The one step from the unoptimized algorithm - examining all edges that cross the boundary in a linear search to find the one with the smallest greedy score - turns into a two steps process. The first step is local: each vertex in the unexamined territory looks at its edges and determines the one with the minimum Dijkstra score. This score becomes the heap key of the vertex. In the second step is global: the vertex with the minimal key is identified via the heap - it sits at the top of the heap. The key, and the corresponding vertex is extracted with REMOVE-MIN(). The heap is going to return to us in O(log n) the same vertex that in the unoptimized version of the algorithm was returned as a result of an O(m) exhaustive search.
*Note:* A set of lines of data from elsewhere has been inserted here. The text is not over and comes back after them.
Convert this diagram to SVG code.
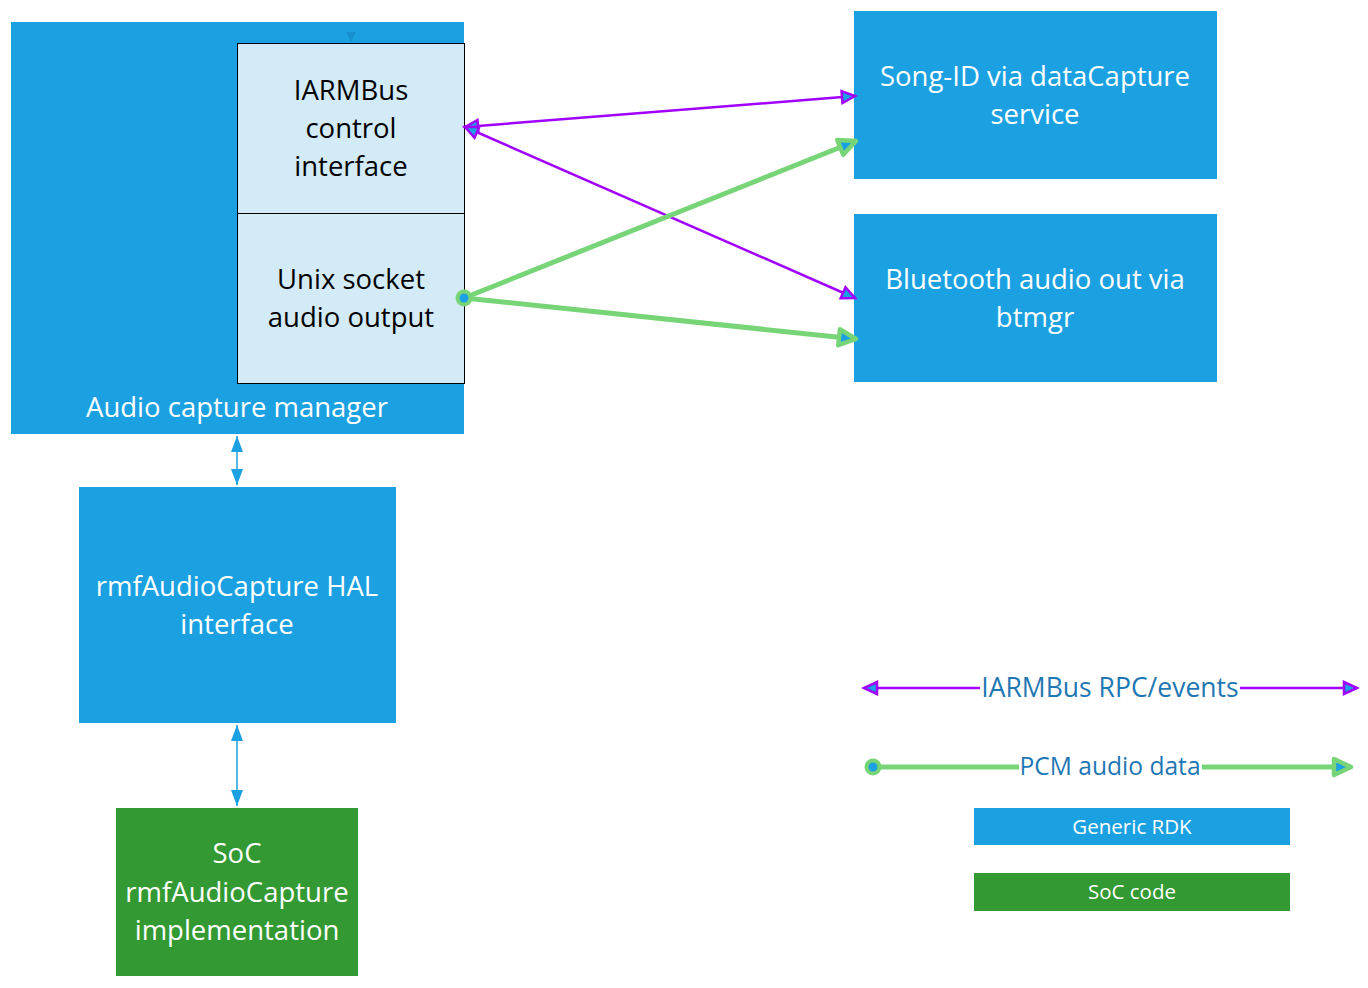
<svg xmlns="http://www.w3.org/2000/svg" width="1368" height="988" viewBox="0 0 1368 988">
<style>
.blue{fill:#1BA1E2}
.light{fill:#D2EBF7;stroke:#000;stroke-width:1}
.green{fill:#339933}
.t{font-family:"Open Sans","Noto Sans",sans-serif;font-size:27.5px;text-anchor:middle}
.w{fill:#fff}
.k{fill:#000}
.lg{font-family:"Open Sans","Noto Sans",sans-serif;font-size:26.5px;text-anchor:middle;fill:#1F78B4}
.sm{font-family:"Open Sans","Noto Sans",sans-serif;font-size:20.5px;text-anchor:middle;fill:#fff}
.pl{stroke:#A100FF;stroke-width:2.5;fill:none}
.gl{stroke:#77D577;stroke-width:5;fill:none}
.bl{stroke:#1BA1E2;stroke-width:1.5;fill:none}
</style>
<defs>
<marker id="pa" markerUnits="userSpaceOnUse" markerWidth="20" markerHeight="20" viewBox="0 0 20 20" refX="17" refY="10" orient="auto-start-reverse"><path d="M4,4 L17,10 L4,16 Z" fill="#1BA1E2" stroke="#A100FF" stroke-width="2.5"/></marker>
<marker id="ga" markerUnits="userSpaceOnUse" markerWidth="26" markerHeight="26" viewBox="0 0 26 26" refX="22" refY="13" orient="auto"><path d="M5,5 L22,13 L5,21 Z" fill="#1BA1E2" stroke="#77D577" stroke-width="4.5" stroke-linejoin="round"/></marker>
<marker id="ba" markerUnits="userSpaceOnUse" markerWidth="20" markerHeight="20" viewBox="0 0 20 20" refX="18" refY="10" orient="auto-start-reverse"><path d="M2,4 L18,10 L2,16 Z" fill="#1BA1E2"/></marker>
</defs>
<g id="audio-capture-manager">
<rect class="blue" x="11" y="22" width="453" height="412"/>
<text class="t w" x="237" y="417">Audio capture manager</text>
<path d="M346,32 L356,32 L351,42 Z" fill="#1A8FD0"/>
</g>
<g id="iarmbus-control">
<rect class="light" x="237.5" y="43.5" width="227" height="170"/>
<text class="t k" x="351" y="100">IARMBus</text>
<text class="t k" x="351" y="138">control</text>
<text class="t k" x="351" y="176">interface</text>
</g>
<g id="unix-socket">
<rect class="light" x="237.5" y="213.5" width="227" height="170"/>
<text class="t k" x="351" y="289">Unix socket</text>
<text class="t k" x="351" y="327">audio output</text>
</g>
<g id="song-id">
<rect class="blue" x="854" y="11" width="363" height="168"/>
<text class="t w" x="1035" y="86">Song-ID via dataCapture</text>
<text class="t w" x="1035" y="124">service</text>
</g>
<g id="bluetooth">
<rect class="blue" x="854" y="214" width="363" height="168"/>
<text class="t w" x="1035" y="289">Bluetooth audio out via</text>
<text class="t w" x="1035" y="327">btmgr</text>
</g>
<g id="hal">
<rect class="blue" x="79" y="487" width="317" height="236"/>
<text class="t w" x="237" y="596">rmfAudioCapture HAL</text>
<text class="t w" x="237" y="634">interface</text>
</g>
<g id="soc-impl">
<rect class="green" x="116" y="808" width="242" height="168"/>
<text class="t w" x="237" y="863">SoC</text>
<text class="t w" x="237" y="902">rmfAudioCapture</text>
<text class="t w" x="237" y="940">implementation</text>
</g>
<g id="legend">
<rect class="blue" x="974" y="808" width="316" height="37"/>
<text class="sm" x="1132" y="834">Generic RDK</text>
<rect class="green" x="974" y="873" width="316" height="38"/>
<text class="sm" x="1132" y="899">SoC code</text>
<line class="pl" x1="864" y1="688" x2="980" y2="688" marker-start="url(#pa)"/>
<line class="pl" x1="1240" y1="688" x2="1357" y2="688" marker-end="url(#pa)"/>
<text class="lg" x="1110" y="697">IARMBus RPC/events</text>
<line class="gl" x1="873" y1="767" x2="1019" y2="767"/>
<line class="gl" x1="1202" y1="767" x2="1351" y2="767" marker-end="url(#ga)"/>
<circle cx="873" cy="767" r="8.5" fill="#77D577"/>
<circle cx="873" cy="767" r="4.5" fill="#1BA1E2"/>
<text class="lg" x="1110" y="775" style="font-size:24.6px">PCM audio data</text>
</g>
<g id="connectors">
<line class="pl" x1="465" y1="127" x2="855" y2="96" marker-start="url(#pa)" marker-end="url(#pa)"/>
<line class="pl" x1="465" y1="127" x2="855" y2="298" marker-start="url(#pa)" marker-end="url(#pa)"/>
<line class="gl" x1="464" y1="298" x2="856" y2="141" marker-end="url(#ga)"/>
<line class="gl" x1="464" y1="298" x2="856" y2="339" marker-end="url(#ga)"/>
<circle cx="464" cy="298" r="8.5" fill="#77D577"/>
<circle cx="464" cy="298" r="4.5" fill="#1BA1E2"/>
<line class="bl" x1="237" y1="436" x2="237" y2="485" marker-start="url(#ba)" marker-end="url(#ba)"/>
<line class="bl" x1="237" y1="725" x2="237" y2="806" marker-start="url(#ba)" marker-end="url(#ba)"/>
</g>
</svg>
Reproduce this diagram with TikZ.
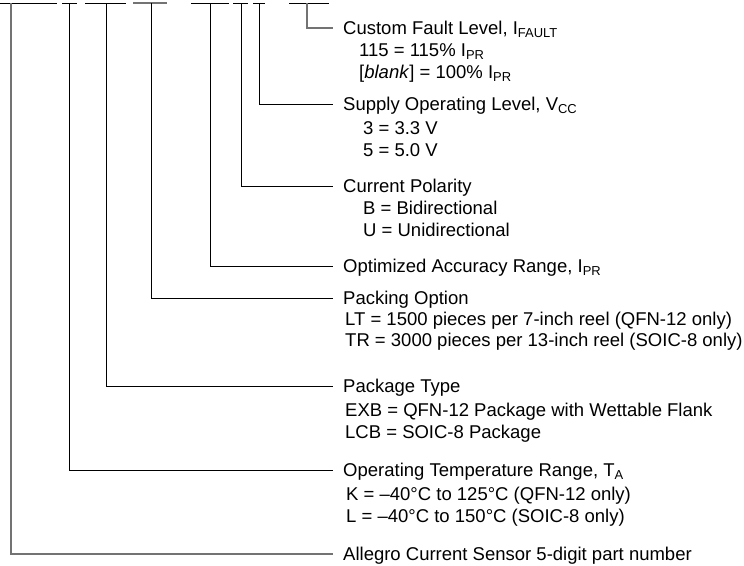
\documentclass[tikz,border=0pt]{standalone}
\usepackage{fontspec}
\setmainfont{Liberation Sans}
\usetikzlibrary{positioning}

\tikzset{
  field/.style={line width=1pt},
  fieldgrey/.style={line width=1.3pt, black!55},
  title/.style={anchor=west, inner xsep=10pt, inner ysep=0pt, text height=13.2pt, text depth=0pt, font=\fontsize{18.5}{22}\selectfont},
  choice/.style={anchor=west, inner sep=0pt, text height=13.2pt, text depth=0pt, font=\fontsize{18.5}{22}\selectfont},
}

\begin{document}
\begin{tikzpicture}[x=1pt,y=-1pt]
  \useasboundingbox (0,0) rectangle (744,565);
  % Part number fields
  \draw[field] (0,3) -- (57,3);
  \draw[field] (62,3) -- (77,3);
  \draw[field] (85,3) -- (126,3);
  \draw[fieldgrey] (133,3) -- (167,3);
  \draw[field] (191,3) -- (229,3);
  \draw[field] (233,3) -- (248,3);
  \draw[field] (253,3) -- (265,3);
  \draw[field] (289,3) -- (329,3);
  % Field taps
  \coordinate (base top) at (11,3);
  \coordinate (temp top) at (69,3);
  \coordinate (package top) at (106,3);
  \coordinate (packing top) at (151,3);
  \coordinate (range top) at (210,3);
  \coordinate (polarity top) at (241,3);
  \coordinate (supply top) at (259,3);
  \coordinate (fault top) at (307,3);
  % Custom fault level
  \node[title] (fault) at (333,28) {Custom Fault Level, I\textsubscript{FAULT}};
  \node[choice] (fault 115) at (359,50) {115 = 115\% I\textsubscript{PR}};
  \node[choice] (fault blank) at (359,72) {[\textit{blank}] = 100\% I\textsubscript{PR}};
  % Supply level
  \node[title] (supply) at (333,104) {Supply Operating Level, V\textsubscript{CC}};
  \node[choice] (supply 3) at (363,128) {3 = 3.3 V};
  \node[choice] (supply 5) at (363,150) {5 = 5.0 V};
  % Polarity
  \node[title] (polarity) at (333,186) {Current Polarity};
  \node[choice] (polarity b) at (363,208) {B = Bidirectional};
  \node[choice] (polarity u) at (363,230) {U = Unidirectional};
  % Accuracy range
  \node[title] (range) at (333,266) {Optimized Accuracy Range, I\textsubscript{PR}};
  % Packing
  \node[title] (packing) at (333,298) {Packing Option};
  \node[choice] (packing lt) at (345,319) {LT = 1500 pieces per 7-inch reel (QFN-12 only)};
  \node[choice] (packing tr) at (345,340) {TR = 3000 pieces per 13-inch reel (SOIC-8 only)};
  % Package
  \node[title] (package) at (333,386) {Package Type};
  \node[choice] (package exb) at (345,410) {EXB = QFN-12 Package with Wettable Flank};
  \node[choice] (package lcb) at (345,432) {LCB = SOIC-8 Package};
  % Temperature
  \node[title] (temp) at (333,470) {Operating Temperature Range, T\textsubscript{A}};
  \node[choice] (temp k) at (346,494) {K = –40°C to 125°C (QFN-12 only)};
  \node[choice] (temp l) at (346,516) {L = –40°C to 150°C (SOIC-8 only)};
  % Base part number
  \node[title] (base) at (333,554) {Allegro Current Sensor 5-digit part number};
  % Connectors
  \draw[fieldgrey] (fault top) |- (fault.west);
  \draw[field] (supply top) |- (supply.west);
  \draw[field] (polarity top) |- (polarity.west);
  \draw[field] (range top) |- (range.west);
  \draw[field] (packing top) |- (packing.west);
  \draw[field] (package top) |- (package.west);
  \draw[field] (temp top) |- (temp.west);
  \draw[fieldgrey] (base top) |- (base.west);
\end{tikzpicture}
\end{document}
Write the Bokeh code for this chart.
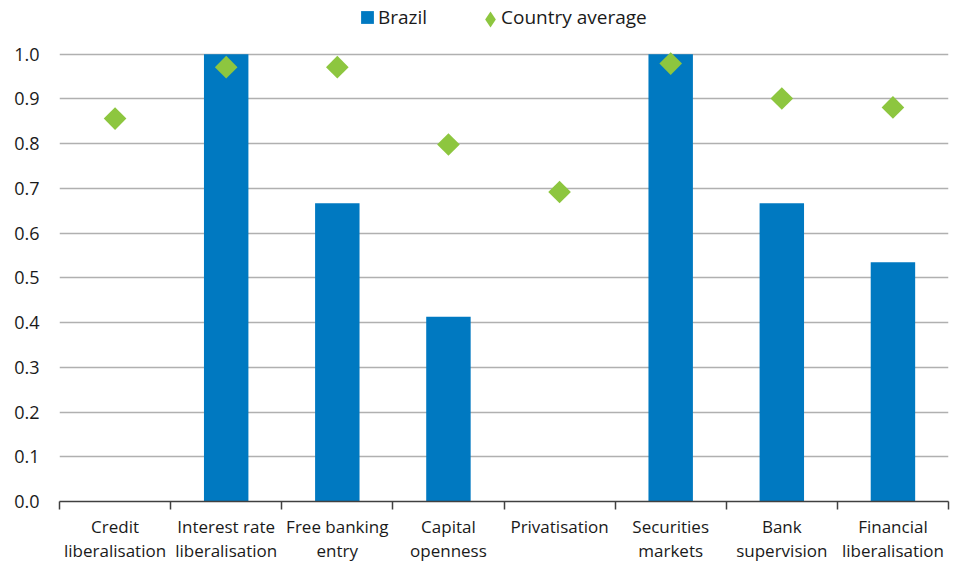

At this stage, the Dijkstra greedy score is provided as the value of the key and can be used as the length of the path:
A[w*] = key[w*]
After processing the current vertex, it is moved from outside X to inside X. The frontier between X and V-X changes, so the edges that cross the frontier change. Edges that used to not cross the frontier may cross the frontier. For vertices that remain in the heap, the greedy score might have dropped. The vertices whose keys we need to update are precisely those that are the head of edges whose tail is the node just processed. The way we update the key is to remove the vertex from the heap, compute the key, and re-insert it in the heap:
When w extracted from the heap (added to X) if v ∈ V-X (in the heap) delete v from the heap recompute key[v] = min(key[v], A[w] + ℓwv) re-insert v into the heap
The optimized algorithm running time is O(n log n).